Reports that the 2018 intervention for skimmed milk powder will be via tender rather than the current regulation price of €1,690/t are deeply concerning, according to Fianna Fail spokesperson on Horticulture and Food, Jackie Cahill.

Deputy Cahill was commenting on reports from the dairy sector that the European Commission is planning on changing the payment structure for dairy farmers.

“While prices have stabilised, and marginally improved in certain areas, the price for skimmed milk powder has not.

“The regulation price put a floor under the market, and ensured that dairy farmers had certainty with price, and could plan accordingly.

Any moves by the EU Commission to move to a tender model will pull that floor from under dairy farmers, and may see prices plummet.

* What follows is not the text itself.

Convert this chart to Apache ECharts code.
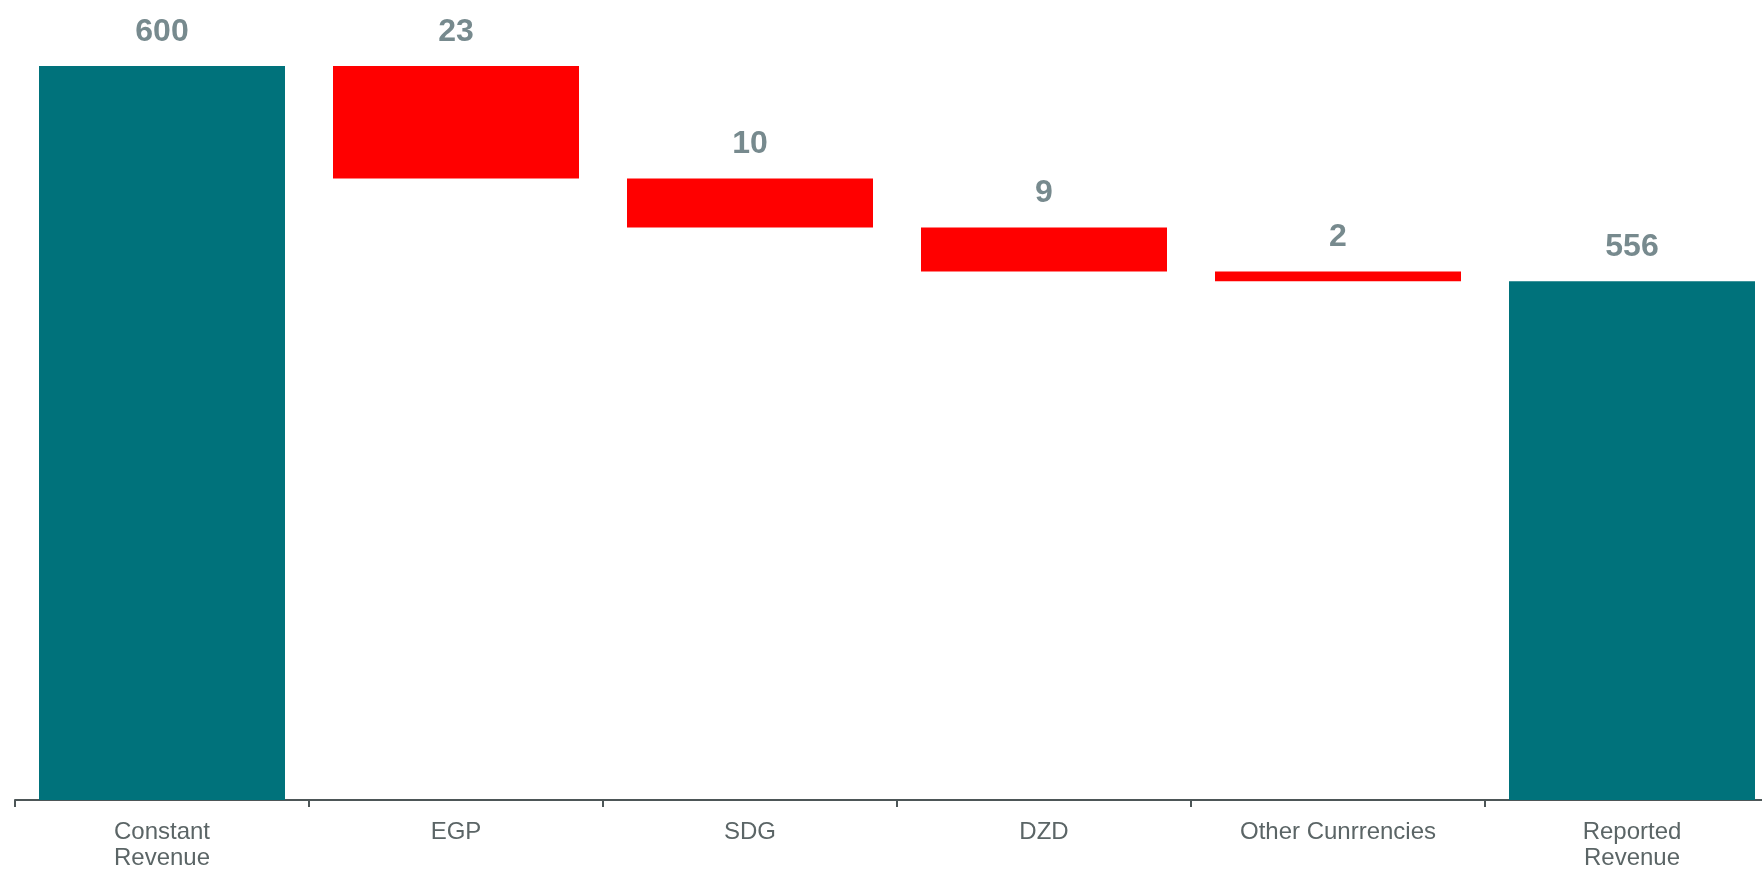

“I’ve tabled a parliamentary question to the Minister for Agriculture and Food, Michael Creed, asking for him to make a statement on this matter.

“I will be asking him to categorically state Ireland’s opposition to such a change in policy, and ensure that the commission do not proceed with,” the deputy said.

“A change of this nature would put Irish dairy farmers under severe pressure. Dairy prices haven’t recovered sufficiently to make up for the major losses incurred over the past five years. Minister Creed must call a halt,” concluded Cahill.

Voluntary reduction scheme

Gerald Quain, chairperson of the Irish Creamery Milk Suppliers Association’s (ICMSA’s) Dairy Committee also commented on such reports, noting that the ICMSA was quite concerned with the prospect.

It’s not too much of a problem when the milk price is high, but it becomes a big issue when price drops, the chairman noted.

However, Quain said, it is expected and hoped that a new voluntary reduction scheme will be put in place next year – which will reduce the need and dependence on a tool like the intervention price. At present, just the intervention is in place.

A new voluntary reduction scheme would be a much cheaper option than intervention as well, the chairman said, referencing the success of the last scheme.

The ICMSA would prefer for the structure to remain unchanged along with the introduction of the expected scheme, Quain said, cautioning that if the change was made to a tendering process it would be “putting volatility on top of volatility”.

However, if the scheme is introduced, this should reduce reliance on intervention, the chairperson concluded.